## Exercise description
Reproduce the records. Keep every word exact and include no images.

** start of Input **

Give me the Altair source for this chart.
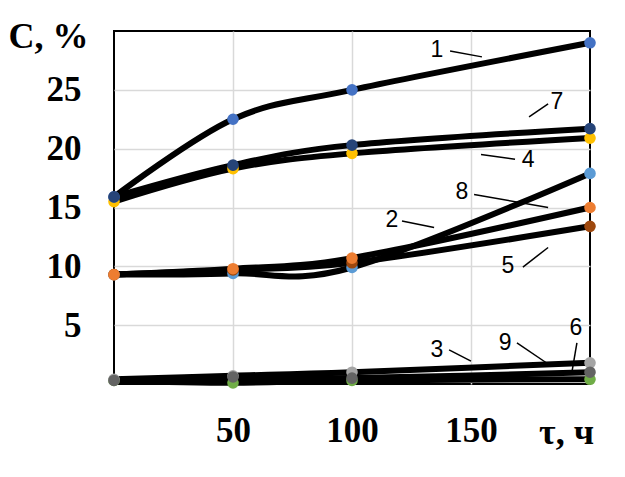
import altair as alt
import pandas as pd

# ---- data ----
times = [0, 50, 100, 200]
series_names = ["4", "1", "7", "2", "5", "8", "3", "9", "6"]
s1 = [15.9, 22.5, 25.0, 29.0]
s7 = [15.9, 18.6, 20.3, 21.7]
s4 = [15.5, 18.3, 19.6, 20.9]
s2 = [9.3, 9.4, 9.9, 17.9]
s8 = [9.3, 9.8, 10.7, 15.0]
s5 = [9.3, 9.7, 10.3, 13.4]
s9 = [0.4, 0.7, 1.0, 1.8]
s6 = [0.3, 0.6, 0.5, 1.0]
s3 = [0.3, 0.1, 0.3, 0.4]
series_values = {"1": s1, "7": s7, "4": s4, "2": s2, "8": s8, "5": s5,
                 "9": s9, "6": s6, "3": s3}
series_colors = ["#FFC000", "#4472C4", "#264478", "#5B9BD5", "#9E480E",
                 "#ED7D31", "#70AD47", "#A5A5A5", "#636363"]

x_ticks = [50, 100, 150]
y_ticks = [5, 10, 15, 20, 25]

# annotation labels (data units) and their leader lines
ann_text = ["1", "7", "4", "8", "2", "5", "3", "9", "6"]
ann_t = [135.7, 186.1, 174.0, 146.2, 116.8, 165.5, 135.7, 164.3, 194.1]
ann_c = [28.4, 24.0, 19.0, 16.3, 13.9, 10.0, 2.9, 3.5, 4.8]
lead_t1 = [141.2, 182.4, 168.5, 151.3, 121.0, 171.8, 140.8, 169.3, 194.5]
lead_c1 = [28.3, 23.8, 19.1, 16.1, 13.85, 9.94, 2.9, 3.5, 3.5]
lead_t2 = [154.6, 174.4, 154.2, 182.4, 134.5, 182.4, 150.0, 182.4, 192.4]
lead_c2 = [27.8, 22.7, 19.5, 15.0, 13.3, 11.6, 1.95, 1.7, 1.0]

rows = []
for k, name in enumerate(series_names):
    for t, v in zip(times, series_values[name]):
        rows.append({"s": name, "t": t, "c": v, "k": k})
df = pd.DataFrame(rows)

ann = pd.DataFrame({"label": ann_text, "t": ann_t, "c": ann_c})
leads = pd.DataFrame({"t": lead_t1, "c": lead_c1, "t2": lead_t2, "c2": lead_c2})

serif = "Liberation Serif"

xscale = alt.Scale(domain=[0, 200], nice=False, zero=False)
yscale = alt.Scale(domain=[0, 30], nice=False, zero=False)

xaxis = alt.Axis(values=x_ticks, title="τ, ч", grid=True, domain=False,
                 ticks=False, tickSize=0, labelPadding=29,
                 labelFont=serif, labelFontWeight="bold", labelFontSize=35,
                 labelColor="black",
                 titleFont=serif, titleFontWeight="bold", titleFontSize=36,
                 titleColor="black", titleX=452, titleY=59,
                 titleAlign="center", titleBaseline="alphabetic",
                 gridColor="#D9D9D9", gridWidth=1.5)
yaxis = alt.Axis(values=y_ticks, title="C, %", grid=True, domain=False,
                 ticks=False, tickSize=0, labelPadding=33,
                 labelFont=serif, labelFontWeight="bold", labelFontSize=35,
                 labelColor="black",
                 titleFont=serif, titleFontWeight="bold", titleFontSize=36,
                 titleColor="black", titleAngle=0, titleX=-106, titleY=16,
                 titleAlign="left", titleBaseline="alphabetic",
                 gridColor="#D9D9D9", gridWidth=1.5)

lines = alt.Chart(df).mark_line(interpolate="cardinal", color="black",
                                strokeWidth=6).encode(
    x=alt.X("t:Q", scale=xscale, axis=xaxis),
    y=alt.Y("c:Q", scale=yscale, axis=yaxis),
    detail="s:N",
)

points = alt.Chart(df).mark_circle(size=135, opacity=1).encode(
    x=alt.X("t:Q", scale=xscale),
    y=alt.Y("c:Q", scale=yscale),
    color=alt.Color("s:N", scale=alt.Scale(domain=series_names, range=series_colors),
                    legend=None),
    order=alt.Order("k:Q"),
)

leaders = alt.Chart(leads).mark_rule(color="black", strokeWidth=1.5).encode(
    x=alt.X("t:Q", scale=xscale), x2="t2:Q",
    y=alt.Y("c:Q", scale=yscale), y2="c2:Q",
)

labels = alt.Chart(ann).mark_text(font="Liberation Sans", fontSize=23,
                                  color="black", align="center",
                                  baseline="middle").encode(
    x=alt.X("t:Q", scale=xscale),
    y=alt.Y("c:Q", scale=yscale),
    text="label:N",
)

chart = alt.layer(lines, points, leaders, labels).properties(
    width=476, height=353,
    autosize=alt.AutoSizeParams(type="none"),
    padding={"left": 106, "top": 23, "right": 27, "bottom": 70},
).configure_view(stroke="black", strokeWidth=2)

chart.save("out.html", embed_options={"renderer": "svg", "actions": False})
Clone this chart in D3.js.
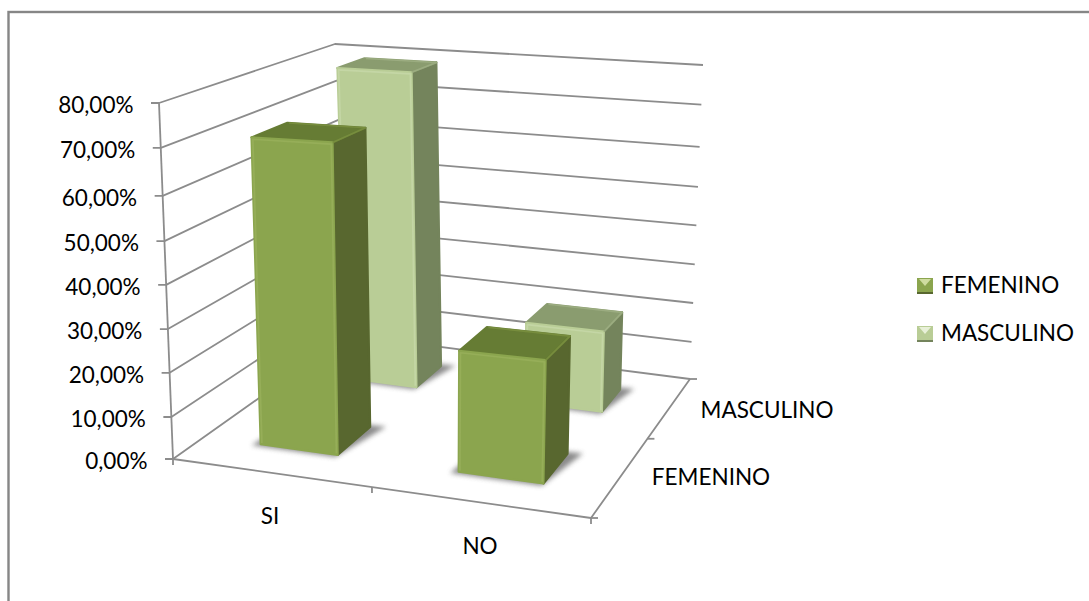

** end of Input **

## Completed exercise
Give me the Altair source for this chart.
import altair as alt
import pandas as pd

# ---- data ----
times = [0, 50, 100, 200]
series_names = ["4", "1", "7", "2", "5", "8", "3", "9", "6"]
s1 = [15.9, 22.5, 25.0, 29.0]
s7 = [15.9, 18.6, 20.3, 21.7]
s4 = [15.5, 18.3, 19.6, 20.9]
s2 = [9.3, 9.4, 9.9, 17.9]
s8 = [9.3, 9.8, 10.7, 15.0]
s5 = [9.3, 9.7, 10.3, 13.4]
s9 = [0.4, 0.7, 1.0, 1.8]
s6 = [0.3, 0.6, 0.5, 1.0]
s3 = [0.3, 0.1, 0.3, 0.4]
series_values = {"1": s1, "7": s7, "4": s4, "2": s2, "8": s8, "5": s5,
                 "9": s9, "6": s6, "3": s3}
series_colors = ["#FFC000", "#4472C4", "#264478", "#5B9BD5", "#9E480E",
                 "#ED7D31", "#70AD47", "#A5A5A5", "#636363"]

x_ticks = [50, 100, 150]
y_ticks = [5, 10, 15, 20, 25]

# annotation labels (data units) and their leader lines
ann_text = ["1", "7", "4", "8", "2", "5", "3", "9", "6"]
ann_t = [135.7, 186.1, 174.0, 146.2, 116.8, 165.5, 135.7, 164.3, 194.1]
ann_c = [28.4, 24.0, 19.0, 16.3, 13.9, 10.0, 2.9, 3.5, 4.8]
lead_t1 = [141.2, 182.4, 168.5, 151.3, 121.0, 171.8, 140.8, 169.3, 194.5]
lead_c1 = [28.3, 23.8, 19.1, 16.1, 13.85, 9.94, 2.9, 3.5, 3.5]
lead_t2 = [154.6, 174.4, 154.2, 182.4, 134.5, 182.4, 150.0, 182.4, 192.4]
lead_c2 = [27.8, 22.7, 19.5, 15.0, 13.3, 11.6, 1.95, 1.7, 1.0]

rows = []
for k, name in enumerate(series_names):
    for t, v in zip(times, series_values[name]):
        rows.append({"s": name, "t": t, "c": v, "k": k})
df = pd.DataFrame(rows)

ann = pd.DataFrame({"label": ann_text, "t": ann_t, "c": ann_c})
leads = pd.DataFrame({"t": lead_t1, "c": lead_c1, "t2": lead_t2, "c2": lead_c2})

serif = "Liberation Serif"

xscale = alt.Scale(domain=[0, 200], nice=False, zero=False)
yscale = alt.Scale(domain=[0, 30], nice=False, zero=False)

xaxis = alt.Axis(values=x_ticks, title="τ, ч", grid=True, domain=False,
                 ticks=False, tickSize=0, labelPadding=29,
                 labelFont=serif, labelFontWeight="bold", labelFontSize=35,
                 labelColor="black",
                 titleFont=serif, titleFontWeight="bold", titleFontSize=36,
                 titleColor="black", titleX=452, titleY=59,
                 titleAlign="center", titleBaseline="alphabetic",
                 gridColor="#D9D9D9", gridWidth=1.5)
yaxis = alt.Axis(values=y_ticks, title="C, %", grid=True, domain=False,
                 ticks=False, tickSize=0, labelPadding=33,
                 labelFont=serif, labelFontWeight="bold", labelFontSize=35,
                 labelColor="black",
                 titleFont=serif, titleFontWeight="bold", titleFontSize=36,
                 titleColor="black", titleAngle=0, titleX=-106, titleY=16,
                 titleAlign="left", titleBaseline="alphabetic",
                 gridColor="#D9D9D9", gridWidth=1.5)

lines = alt.Chart(df).mark_line(interpolate="cardinal", color="black",
                                strokeWidth=6).encode(
    x=alt.X("t:Q", scale=xscale, axis=xaxis),
    y=alt.Y("c:Q", scale=yscale, axis=yaxis),
    detail="s:N",
)

points = alt.Chart(df).mark_circle(size=135, opacity=1).encode(
    x=alt.X("t:Q", scale=xscale),
    y=alt.Y("c:Q", scale=yscale),
    color=alt.Color("s:N", scale=alt.Scale(domain=series_names, range=series_colors),
                    legend=None),
    order=alt.Order("k:Q"),
)

leaders = alt.Chart(leads).mark_rule(color="black", strokeWidth=1.5).encode(
    x=alt.X("t:Q", scale=xscale), x2="t2:Q",
    y=alt.Y("c:Q", scale=yscale), y2="c2:Q",
)

labels = alt.Chart(ann).mark_text(font="Liberation Sans", fontSize=23,
                                  color="black", align="center",
                                  baseline="middle").encode(
    x=alt.X("t:Q", scale=xscale),
    y=alt.Y("c:Q", scale=yscale),
    text="label:N",
)

chart = alt.layer(lines, points, leaders, labels).properties(
    width=476, height=353,
    autosize=alt.AutoSizeParams(type="none"),
    padding={"left": 106, "top": 23, "right": 27, "bottom": 70},
).configure_view(stroke="black", strokeWidth=2)

chart.save("out.html", embed_options={"renderer": "svg", "actions": False})
Clone this chart in D3.js.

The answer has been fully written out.